Regarding space and time (and responding to Erik at http://partiallyexaminedlife.com/2010/05/14/episode-19-kant-what-can-we-know/):
Kant is explicitly worried about the same thing that troubled Leibniz, which is there is a discord between mathematics and the concrete -- what we consciously see and touch in the world "out there." Leibniz was concerned with the paradox of the continuum: that points can have no extension (otherwise an infinite number of points couldn't lie on a line), and yet can't be done away with without getting rid of everything important to mathematics (e.g., that two lines always intersect at a point -- requiring aforesaid infinity). Hence this idea of an extension-less element being important to a branch of science (geometry broadly conceived) is troubling -- it suggests that science in fact falsifies the world. And it is on par with Hume's argument about causality. Kant explicitly notes in the Prolegomena that Leibniz's paradox goes away with his view (actually Leibniz successfully handled it as well with his version of phenomenalism).
It goes away because the intuitions are constructive, not merely extractive. These are unconscious, a priori constructions, not merely a matter of what we see consciously. And so when we come to what has been constructed within space and time and analyze it, we get things that could only be mind-related out of it, e.g. points and other abstractions that don't seem to belong to the world.
So in fact Kant's argument is meant to deal precisely with the case of parallel lines and the fact that we don't consciously "see" this sort of thing but get it only at the level of analysis of what's grounded in intuition. So I think the criticism misses the point here: again, Kant's spatial intuition is meant to deal with precisely these sorts of criticisms by dealing with space as a mental construction from which we get abstractions rather than as something that comes in through the senses -- and so vitiating the problem of a conflict between what's really in the world and what's just in the mind. So we're better off saying that the parallel postulate or the definition of points are grounded in intuition, not that they are themselves "intuitions" that require us to see invisible points or infinite lines.
When it comes to Dedekind, number theory, and the axiomatization of geometry, I think the fact that you can violate a postulate and still yield a consistent system actually lends support to the Kantian position in one way and vitiates it in another. Because it goes to show that the premises of every axiomatic system can either be arbitrarily chosen our must have some other source. It is just this source that Kant calls "intuition." The axioms cannot themselves be analytically derived from anything, or they wouldn't be axioms ... unless we get interference from other systems.

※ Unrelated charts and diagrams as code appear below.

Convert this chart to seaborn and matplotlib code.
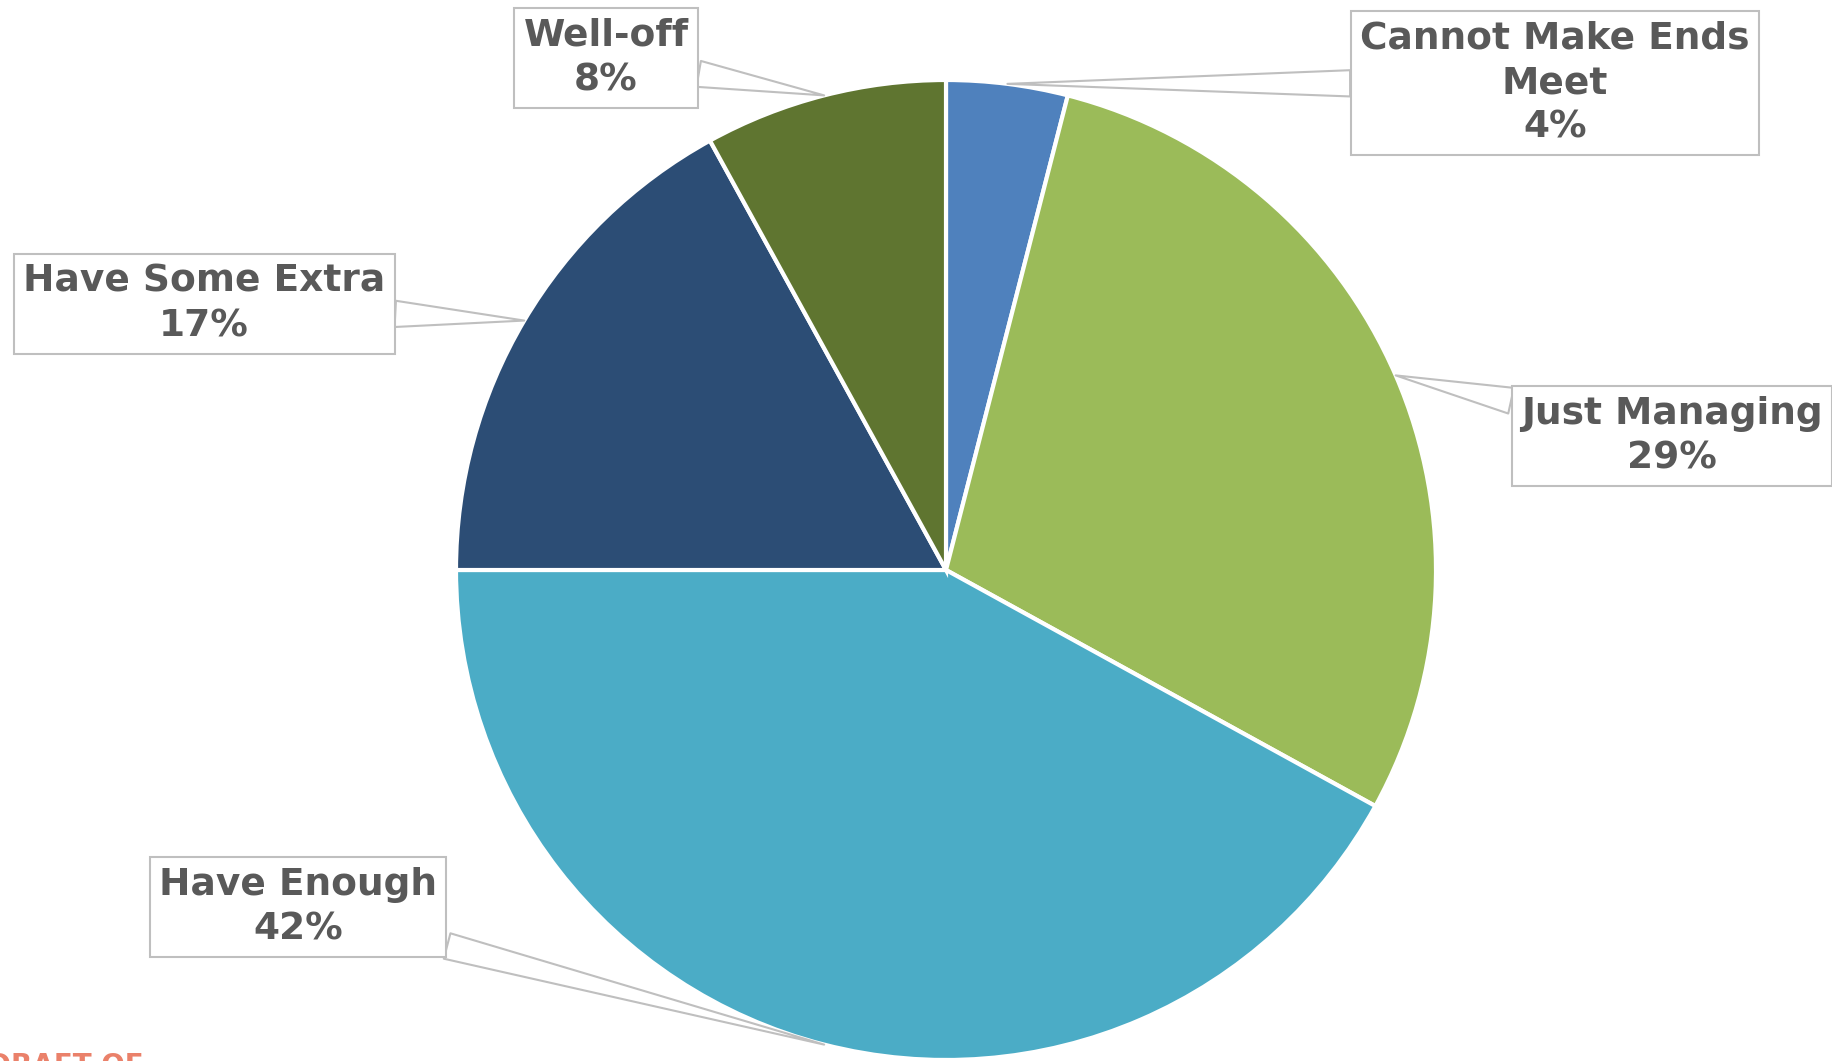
import numpy as np
import matplotlib
matplotlib.use("Agg")
import matplotlib.pyplot as plt
import seaborn as sns

# data
labels = ["Cannot Make Ends\nMeet", "Just Managing", "Have Enough", "Have Some Extra", "Well-off"]
shares = [4, 29, 42, 17, 8]
colors = ["#4F81BD", "#9BBB59", "#4BACC6", "#2C4D75", "#5F7530"]
# label centres, pixels from top-left of the figure
label_pos = [(1555, 83), (1672, 436), (298, 907), (204, 304), (606, 58)]

sns.set_theme(style="white")
plt.rcParams['font.family'] = ['DejaVu Sans']

W, H = 1832, 1061
fig = plt.figure(figsize=(W / 100, H / 100), dpi=100)
fig.patch.set_facecolor("white")

# pie centre and radius in pixels
cx, cy, r = 946, 570, 490
ax = fig.add_axes([(cx - r) / W, (H - cy - r) / H, 2 * r / W, 2 * r / H])
wedges, _ = ax.pie(shares, colors=sns.color_palette(colors), startangle=90, counterclock=False,
                   wedgeprops=dict(edgecolor="white", linewidth=3))
ax.set_xlim(-1, 1)
ax.set_ylim(-1, 1)

for w, lab, val, (px, py) in zip(wedges, labels, shares, label_pos):
    mid = np.deg2rad((w.theta1 + w.theta2) / 2)
    ax.annotate(f"{lab}\n{val}%", xy=(np.cos(mid), np.sin(mid)), xycoords="data",
                xytext=(px, H - py), textcoords="figure pixels",
                ha="center", va="center", fontsize=27, fontweight="bold",
                color="#595959", linespacing=1.3, annotation_clip=False,
                bbox=dict(boxstyle="square,pad=0.25", fc="white", ec="#BFBFBF", lw=1.5),
                arrowprops=dict(arrowstyle="wedge,tail_width=0.7,shrink_factor=0.5",
                                fc="white", ec="#BFBFBF", lw=1.5, shrinkA=0, shrinkB=0))

# clipped watermark at the bottom-left
fig.text(-12 / W, 9 / H, "DRAFT OF", ha="left", va="top", fontsize=20,
         fontweight="bold", color="#E8735A", alpha=0.9)

fig.savefig("out.png", dpi=100)
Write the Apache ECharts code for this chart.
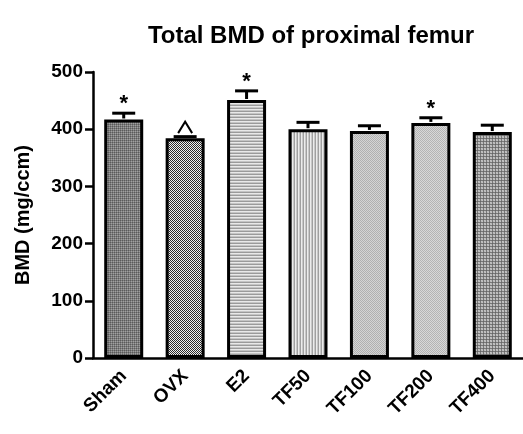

Which is to say that a posteriori observations can come into conflict with intuition.
I think the accurate criticism of Kant is to say that he didn't conceive of the possibility of Geometric axioms being related inferentially to other areas of the physical sciences. Meaning that they could be modified by being grounded not in intuition but in back-calculation from the sciences to produce a geometry that satisfies another set of observations. To take a slightly related exmaple concerning the speed of light: You'll see that in Einstein's Electrodynamics of Moving Bodies, he preserves the seemingly inconsistent assertions of Galilean relativity and the constancy of the speed of light by warping space. If the speed of light is constant relative to all frames of reference, then it is the distances and times that go into speed that must differ between frames. So we have to alter something possibly grounded in intuition for the sake of meeting another empirical observation. (I'm not sure this is a violation of Geometrical intuition exactly -- how do we categorize Galilean relativity?).
Kant didn't conceive of the possibility of other empirical observations coming into conflict with spatial intuition. In other words, he didn't conceive of an inner conflict in his system between scientific inquiry (grounded in the understanding) and spatial intuition. The system is also iterative: empirical observations framed (partly) by one set of intuitions can come back to demand modification of those intuitions -- as a back-calculation that solves other problems. That's the way I would frame the criticism of Kant's views on space and time -- not that he chose the wrong system of Geometry (since Euclidean geometry is applicable to everyday experience), but that he didn't leave open the possibility of a conflict between scientific experience (at the level of the understanding) and spatiotemporal intuition; which is to say, he didn't understand that intuitions of space and time have their limits of applicability when it comes to the sciences. The understanding rules with an iron fist.
Frank Wasson says
How do you adjudicate these issues without already assuming principles that are able to do so?